At each stop - in the compound of the fort - Shoshana would speak to people, some in English some in Dhari, about the business of the day. New supplies to be ordered, someone's travel schedule, new projects being discussed, security concerns due to a rally happening in town.
She had it all under control.
Judy and I were a little worn out due to the early morning travel. I laid down for a nap and when I woke up went to the main table off the courtyard.
The table seems to be the centerpiece of social interaction at Qala-e-Norborja (the fort of nine towers - although only one tower is left). The table is an ever-changing mix of people from all over the world.
At one point I found myself in conversation with 2 German engineers who were creating a plan to resolve the open sewage problem in Murad Khane, the part of town in the historic district that Turquoise Mountain is revitalizing.
The engineer has put in similar systems all over the world from India to his home town in Germany.
We soon left to meet Shoshana's husband Noah for dinner. Zia drove us to an expat place called L'Internationale, a French restaurant in the western part of Kabul.
Getting into the restaurant was harder than getting into Bungalow 8 back in the day.
There are 2 guards at the small main door that has no sign. They speak through a small gated window and the door opens. We are led into a room where the man pats me down and asks if we have any weapons. "Not today" Shana jokingly responds.
The man then screams "shark" and another small gated window on the next door opens. Another armed guard greets us and we are led through that room to another door with a small gated window. "Shark" is screamed one more time and the door opens.
We are led to a beautiful candle lit courtyard with trees and various seating areas with couches and overstuffed chairs.
The juxtaposition of everything is far too much to take.
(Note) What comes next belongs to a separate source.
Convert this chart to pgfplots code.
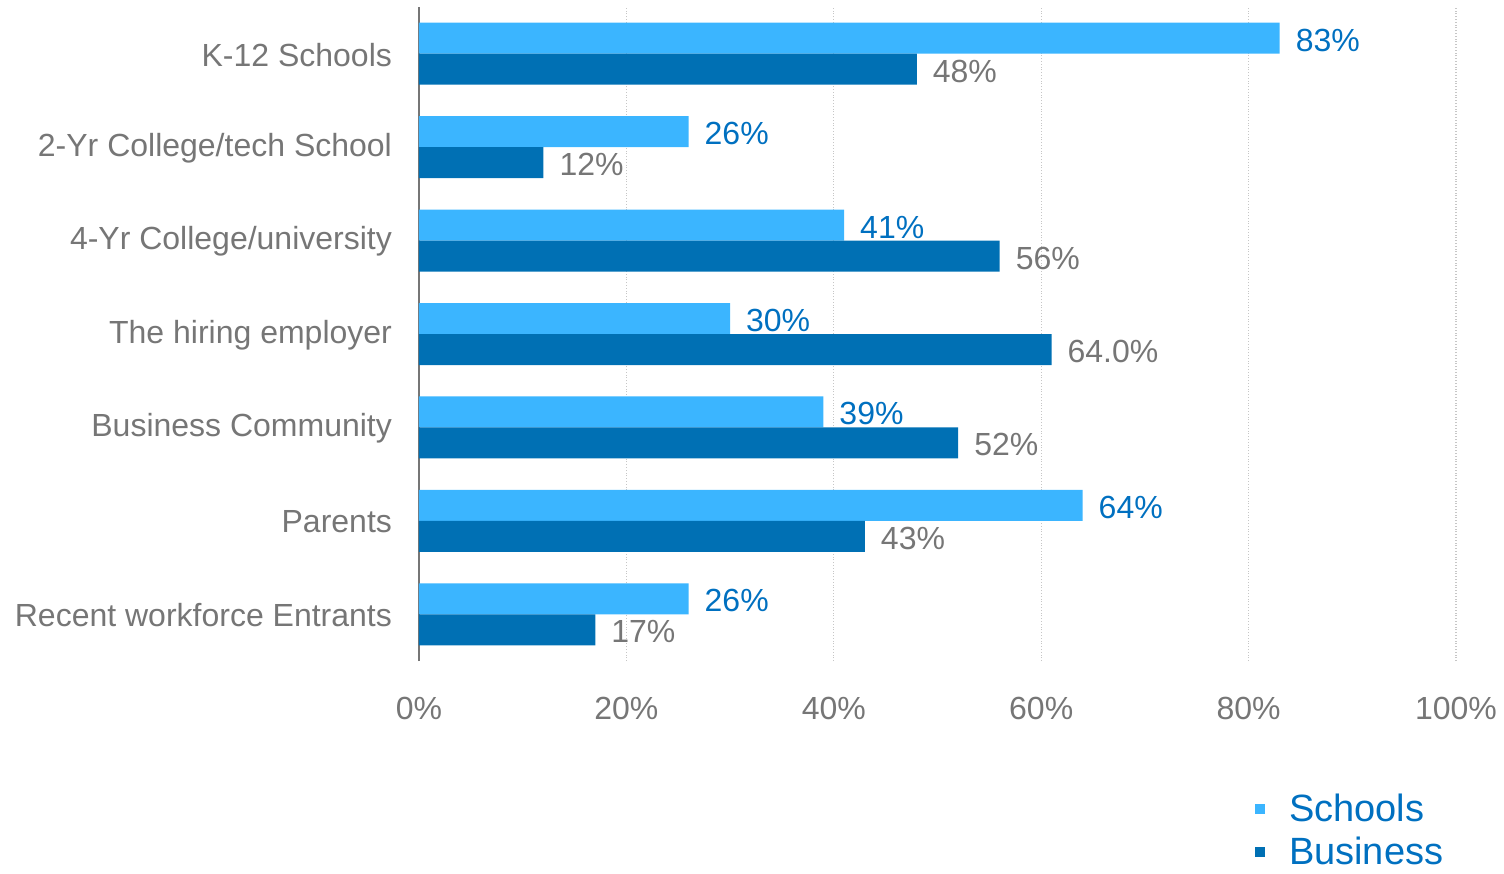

The armed guards leading us to a courtyard where we sit for dinner - the excess of Dubai and the mud brick buildings of Kabul.
Over our French dinner we discuss Noah's work on judicial policy in the provinces and his side project creating a report on the election, its process and results. There is another woman there who works with Noah and talks about her husband's work creating wind turbines for renewable energy creation in Kabul.
At the end of dinner I am completely wiped out, overwhelmed and find myself in a dream-like daze. The intensity of the day, the city, and taking everything in has been exhausting.
We make our way back to the fort. I head directly to my room and I fall into a deep sleep. It is only 9:00 PM.